All the while, the little droid is mapping — and consistently updating — its environment.
“It can truly be an explorer droid, because explorer droids do map the environment,” Baecher adds. “We can run all of that on a Jetson — it’s a pretty robust navigation policy now.
Keeping Olaf upright and planning for eventual edge cases, meanwhile, is a combination of reinforcement learning and training via synthetic data.
“We use reinforcement learning for balancing,” he explains. “It’s not a guarantee. How you do that in reinforcement learning is you sample an entire space for what you want to do on the control side. You have operator commands and you sample them randomly. You sample all combinations of what you can do with two joysticks and with the buttons. We push those in simulation. We apply forces and torques to the pelvis and feet. You also vary the terrain, so it’s not flat ground that it learns to walk on. And then you randomize the simulation prompts. All of this randomization helps it to be robust. The better you sample the real world in simulation, the better performance is going to be.”

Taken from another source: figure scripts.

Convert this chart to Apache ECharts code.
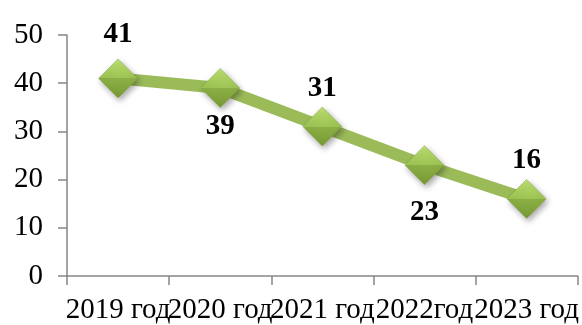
<!DOCTYPE html>
<html>
<head>
<meta charset="utf-8">
<script src="https://cdn.jsdelivr.net/npm/echarts@6/dist/echarts.min.js"></script>
<style>
  html, body { margin: 0; padding: 0; background: #fff; }
  #chart { width: 582px; height: 325px; }
</style>
</head>
<body>
<div id="chart"></div>
<script>
// Years along the horizontal axis
const years = ['2019 год', '2020 год', '2021 год', '2022год', '2023 год'];
// Values for each year
const values = [41, 39, 31, 23, 16];
// Where each value label sits relative to its marker
const labelSides = ['top', 'bottom', 'top', 'bottom', 'top'];
// Gap between marker and its value label
const labelGaps = [10, 4, 4, 13, 4];
// Vertical axis range
const yMin = 0, yMax = 50, yStep = 10;

const font = '"Times New Roman", "Liberation Serif", serif';
const axisGrey = '#868686';

// Diamond fill: lighter upper facet, darker lower facet
const diamondFill = new echarts.graphic.LinearGradient(0, 0, 0, 1, [
  { offset: 0, color: '#bde072' },
  { offset: 0.5, color: '#9cc353' },
  { offset: 0.5, color: '#8cb045' },
  { offset: 1, color: '#779935' }
]);

const chart = echarts.init(document.getElementById('chart'), null, { renderer: 'canvas' });
chart.setOption({
  animation: false,
  grid: { left: 67, right: 4, top: 35, bottom: 48 },
  xAxis: {
    type: 'category',
    data: years,
    boundaryGap: true,
    axisLine: { lineStyle: { color: axisGrey, width: 1.5 } },
    axisTick: { show: true, length: 9, lineStyle: { color: axisGrey, width: 1.5 } },
    axisLabel: { color: '#000', fontFamily: font, fontSize: 29, margin: 20, interval: 0 }
  },
  yAxis: {
    type: 'value',
    min: yMin, max: yMax, interval: yStep,
    splitLine: { show: false },
    axisLine: { show: true, lineStyle: { color: axisGrey, width: 1.5 } },
    axisTick: { show: true, length: 9, lineStyle: { color: axisGrey, width: 1.5 } },
    axisLabel: { color: '#000', fontFamily: font, fontSize: 29, margin: 24 }
  },
  series: [{
    type: 'line',
    data: values.map((v, i) => ({
      value: v,
      label: { position: labelSides[i], distance: labelGaps[i] }
    })),
    lineStyle: { color: '#9bbb59', width: 12 },
    symbol: 'diamond',
    symbolSize: 39,
    itemStyle: {
      color: diamondFill,
      borderColor: '#86a743',
      borderWidth: 0.5,
      shadowColor: 'rgba(0,0,0,0.35)',
      shadowBlur: 6,
      shadowOffsetX: 2,
      shadowOffsetY: 3
    },
    label: {
      show: true,
      color: '#000',
      fontFamily: font,
      fontWeight: 'bold',
      fontSize: 29
    }
  }]
});
</script>
</body>
</html>
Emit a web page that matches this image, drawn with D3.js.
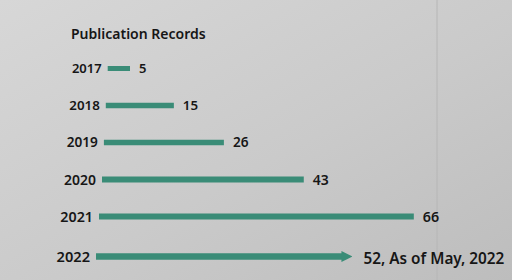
<!DOCTYPE html>
<html>
<head>
<meta charset="utf-8">
<script src="https://cdn.jsdelivr.net/npm/d3@7"></script>
<style>
  html, body { margin: 0; padding: 0; background: #cfcfcf; }
  svg { display: block; }
</style>
</head>
<body>
<div id="chart"></div>
<script>
var title = 'Publication Records';
var years = ['2017', '2018', '2019', '2020', '2021', '2022'];
var counts = [5, 15, 26, 43, 66, 52];
var valueLabels = ['5', '15', '26', '43', '66', '52, As of May, 2022'];

var width = 512, height = 280;
var teal = '#3a8c77';
var ink = '#161616';
var font = '"Noto Sans", sans-serif';

var svg = d3.select('#chart')
	.append('svg')
		.attr('width', width)
		.attr('height', height);

// photographed wall: light grey, darker towards bottom right
var defs = svg.append('defs');
var grad = defs.append('linearGradient')
	.attr('id', 'wall')
	.attr('x1', 0).attr('y1', 0)
	.attr('x2', 1).attr('y2', 1);
grad.append('stop').attr('offset', '0%').attr('stop-color', '#d7d7d7');
grad.append('stop').attr('offset', '55%').attr('stop-color', '#cacaca');
grad.append('stop').attr('offset', '100%').attr('stop-color', '#bdbdbd');

svg.append('rect')
	.attr('width', width)
	.attr('height', height)
	.attr('fill', 'url(#wall)');

// seam in the wall
svg.append('line')
	.attr('x1', 437).attr('x2', 437)
	.attr('y1', 0).attr('y2', height)
	.attr('stroke', '#b6b6b6')
	.attr('stroke-width', 1);

defs.append('marker')
	.attr('id', 'head')
	.attr('viewBox', '0 0 10 10')
	.attr('refX', 1).attr('refY', 5)
	.attr('markerUnits', 'userSpaceOnUse')
	.attr('markerWidth', 11).attr('markerHeight', 16)
	.attr('orient', 'auto')
	.append('path')
		.attr('d', 'M0,0L10,5L0,10Z')
		.attr('fill', teal);

// rows drift slightly because the chart was photographed at an angle
var idx = d3.range(years.length);
var y = d3.scaleLinear().domain([0, 4, 5]).range([68.5, 216.5, 256.5]);
var left = d3.scaleLinear().domain([0, 3, 5]).range([107.7, 102, 96]);
var unit = d3.scaleLinear().domain([0, 4, 5]).range([4.46, 4.77, 4.78]);
var thick = d3.scaleLinear().domain([0, 5]).range([5, 6.5]);
var fsize = d3.scaleLinear().domain([0, 5]).range([13, 14.6]);

var x = function(v, i) {
	return d3.scaleLinear().domain([0, 1]).range([left(i), left(i) + unit(i)])(v);
};

svg.append('text')
	.attr('x', 71)
	.attr('y', 39)
	.attr('font-family', font)
	.attr('font-weight', 600)
	.attr('font-size', 14)
	.attr('fill', ink)
	.text(title);

var rows = svg.selectAll('g.row')
	.data(idx)
	.enter().append('g')
		.attr('class', 'row');

rows.append('line')
	.attr('x1', function(i) { return x(0, i); })
	.attr('x2', function(i) { return x(counts[i], i) - (i === 5 ? 2 : 0); })
	.attr('y1', function(i) { return y(i); })
	.attr('y2', function(i) { return y(i); })
	.attr('stroke', teal)
	.attr('stroke-width', function(i) { return thick(i); })
	.attr('marker-end', function(i) { return i === 5 ? 'url(#head)' : null; });

rows.append('text')
	.attr('x', function(i) { return x(0, i) - 6; })
	.attr('y', function(i) { return y(i); })
	.attr('dy', '0.36em')
	.attr('text-anchor', 'end')
	.attr('font-family', font)
	.attr('font-weight', 600)
	.attr('font-size', function(i) { return fsize(i); })
	.attr('fill', ink)
	.text(function(i) { return years[i]; });

rows.append('text')
	.attr('x', function(i) { return x(counts[i], i) + (i === 5 ? 19 : 9); })
	.attr('y', function(i) { return y(i) + (i === 5 ? 2 : 0); })
	.attr('dy', '0.36em')
	.attr('font-family', font)
	.attr('font-weight', 600)
	.attr('font-size', function(i) { return i === 5 ? 15.3 : fsize(i); })
	.attr('fill', ink)
	.text(function(i) { return valueLabels[i]; });
</script>
</body>
</html>
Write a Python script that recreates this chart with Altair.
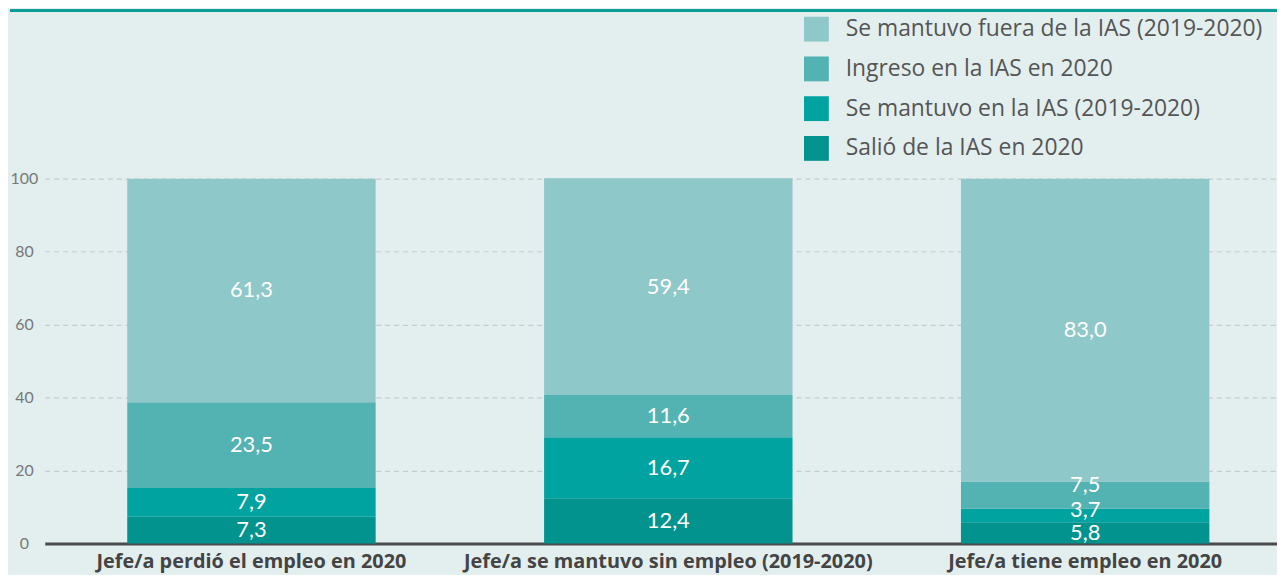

Planning for edge cases that arrive in the form of human instigators, however, requires both building robots that maintain a safe distance and relying a bit of good, old fashioned human reinforcement.
“Almost all of the guests are well-behaved,” says Baecher. “But there are also people who help with guest control. But the BDX droids are a safe distance from people and there’s someone in between. Safety is the highest priority.”